Antônio Pereira da Silva*

Quando li a denúncia do vereador Augusto César Ferreira e Souza, lavrada na Ata da Câmara Municipal de 25 de outubro de 1895, fiquei estarrecido. A violentação e a desonra de donzelas e famílias, o saque em estabelecimentos comerciais, o banimento forçado de prestigiosos cidadãos, constituem crimes para os quais a Lei estabelece punições. Augusto César deu nome aos bois: os responsáveis eram os vereadores coronel Manoel Alves dos Santos (que era o comandante da Guarda Nacional), Francisco Luiz da Costa e Jacintho Antônio Fernandes.
Esse enguiço teve desdobramentos. O início foi lá atrás quando o farmacêutico Américo Saint Clair de Castro denunciou seu colega, José Teixeira de Santana, por exercício ilegal da profissão porque o seu provisionamento (ato que substituía a formatura escolar) era para Araguari.
Quem conta pormenores desse imbróglio é o dr. Oscar Virgílio Pereira no seu livro “Das sesmarias ao Pólo Urbano: Formação e Transformação de uma Cidade” (2010).
Denunciado o Santana, o júri condenou-o a trinta e cinco dias de prisão. Expedido o mandado, o delegado, alferes José Francisco da Silva, prendeu o acusado e passou acintosamente à porta da casa do cel. Carneiro, concunhado e correligionário político do prisioneiro. Don’Anna, esposa do coronel e irmã de dona Chiquinha do Bem (esposa do Santana), acompanhada de um grupo de senhoras, cercou a comitiva e bateu no delegado com um taco de bilhar. Já escrevi e publiquei sobre este assunto.
Dizia-se na cidade que, a mando do delegado, a Polícia cometia os maiores despropósitos contra cidadãos de bem. Até pancada distribuía.
Na Câmara, os desencontros eram ferventes e resultou em várias renúncias, inclusive a do comandante da Guarda Nacional.
Na verdade, o que se estabelecia, conforme bem expõe o dr. Virgílio Pereira, era um desconforto muito grande causado pela mudança das características do Poder por causa do novo sistema administrativo do país: a República. O poder rural, representado pelo coronel Manoel Alves, perdia espaços pelo robustecimento do poder urbano, representado pelo advogado Augusto César.
Como o poder dos velhos coronéis rurais era ilimitado, Manoel Alves não titubeou em usar a força para expurgar da cidade seus adversários políticos: ele queria fora o delegado, o promotor, o juiz e o vereador inimigo. Dizem que ele exigia que o dr. Duarte Pimentel de Ulhoa, nosso primeiro magistrado, saísse montado numa égua.
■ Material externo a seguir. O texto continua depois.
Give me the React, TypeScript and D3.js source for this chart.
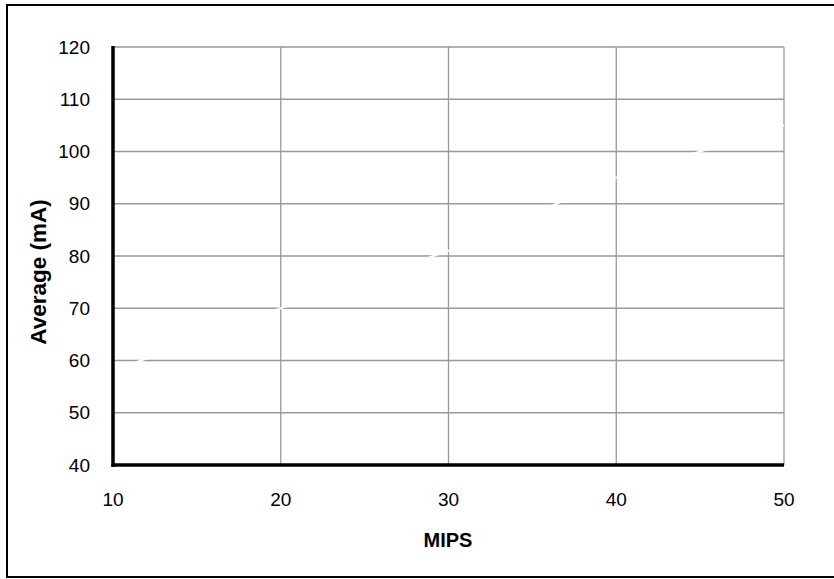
import React from "react";
import * as d3 from "d3";

const mips = [10, 20, 30, 40, 50];
const avgMa = [58, 70, 81, 95, 105];
const xTicks = [10, 20, 30, 40, 50];
const yTicks = [40, 50, 60, 70, 80, 90, 100, 110, 120];
const xTitle = "MIPS";
const yTitle = "Average (mA)";

export default function App() {
  const W = 834, H = 579;
  const left = 113, right = 784, top = 47, bottom = 465;
  const x = d3.scaleLinear().domain([10, 50]).range([left, right]);
  const y = d3.scaleLinear().domain([40, 120]).range([bottom, top]);
  const pts = mips.map((m, i) => [m, avgMa[i]] as [number, number]);
  const line = d3.line<[number, number]>().x(d => x(d[0])).y(d => y(d[1]));
  const font = "Liberation Sans, Arial, sans-serif";
  return (
    <svg width={W} height={H} style={{ position: "absolute", left: 0, top: 0, background: "#fff" }} fontFamily={font}>
      <rect x={7} y={5} width={850} height={572} fill="#fff" stroke="#000" strokeWidth={2} />
      {yTicks.map(t => (
        <line key={"gy" + t} x1={left} x2={right} y1={y(t)} y2={y(t)} stroke="#999" strokeWidth={1.3} />
      ))}
      {xTicks.map(t => (
        <line key={"gx" + t} x1={x(t)} x2={x(t)} y1={top} y2={bottom} stroke="#999" strokeWidth={1.3} />
      ))}
      <path d={line(pts) || ""} fill="none" stroke="#fff" strokeWidth={2} />
      <line x1={left} x2={left} y1={top - 1} y2={bottom + 2} stroke="#000" strokeWidth={3.5} />
      <line x1={left - 1.5} x2={right} y1={bottom} y2={bottom} stroke="#000" strokeWidth={3.5} />
      {yTicks.map(t => (
        <text key={"ty" + t} x={90} y={y(t)} textAnchor="end" dominantBaseline="central" fontSize={19}>{t}</text>
      ))}
      {xTicks.map(t => (
        <text key={"tx" + t} x={x(t)} y={499} textAnchor="middle" dominantBaseline="central" fontSize={19}>{t}</text>
      ))}
      <text x={448} y={547} textAnchor="middle" fontSize={20} fontWeight="bold">{xTitle}</text>
      <text transform={`translate(38,272) rotate(-90)`} textAnchor="middle" dominantBaseline="central" fontSize={22.5} fontWeight="bold">{yTitle}</text>
    </svg>
  );
}
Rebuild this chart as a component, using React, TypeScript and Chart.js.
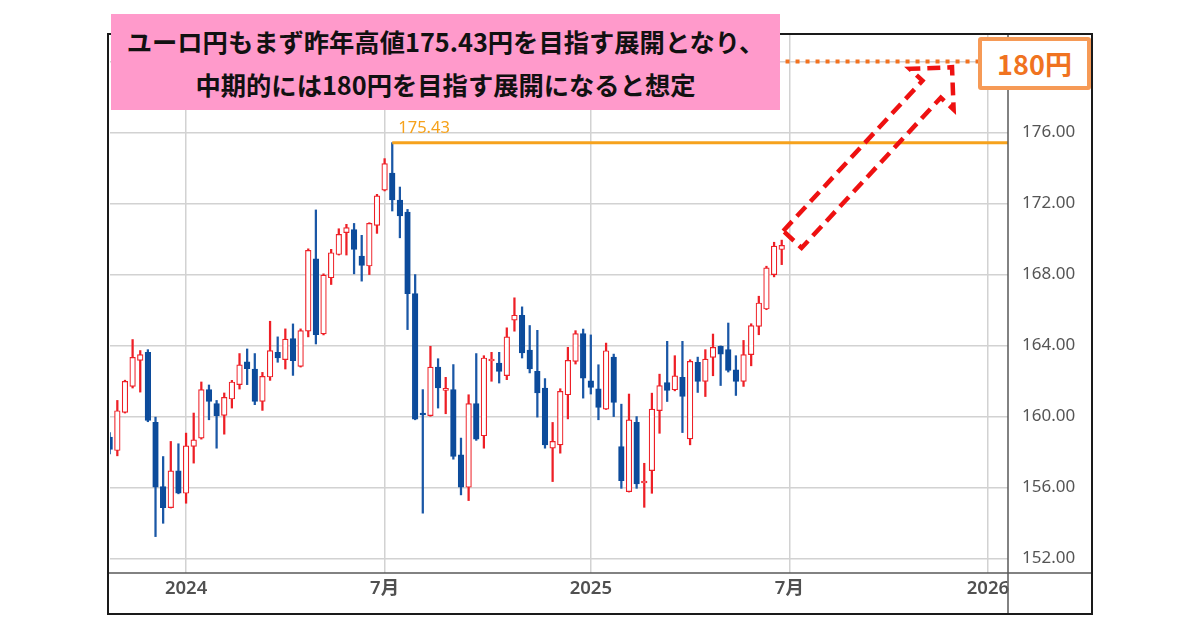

Sei lá se isso é verdade, mas que é pitoresco, é.
O coronel, segundo testemunhas, e os fatos posteriores confirmaram, foi atrás de parentes e amigos e jagunçada – além da sua. O que rolava na cidade é que eram centenas de bandidos preparados, armados, para invadir a cidade e expulsar os adversários do chefão. De quatrocentos a oitocentos, dizia o padre Pio. O Juiz, espontaneamente deixou a cidade, o delegado aquartelou-se na Câmara que os jagunços do coronel cercaram e mandaram bala. Não eram tantos como se dizia. Uns poucos. As paredes da Câmara e das casas vizinhas ficaram marcadas pelo tiroteio, mas ninguém morreu, nem ficou ferido.
Uns dias depois, o dr. Duarte voltou garantido por uma patrulha militar policial e reassumiu. Pouquinho depois, a Câmara mudou o nome da praça do Comércio para dr. Duarte. Medo do homem? Disso tudo se fizeram muitos processos que não deram em nada. (Atas da Câmara, Oscar Virgílio Pereira, Waltercides Silva).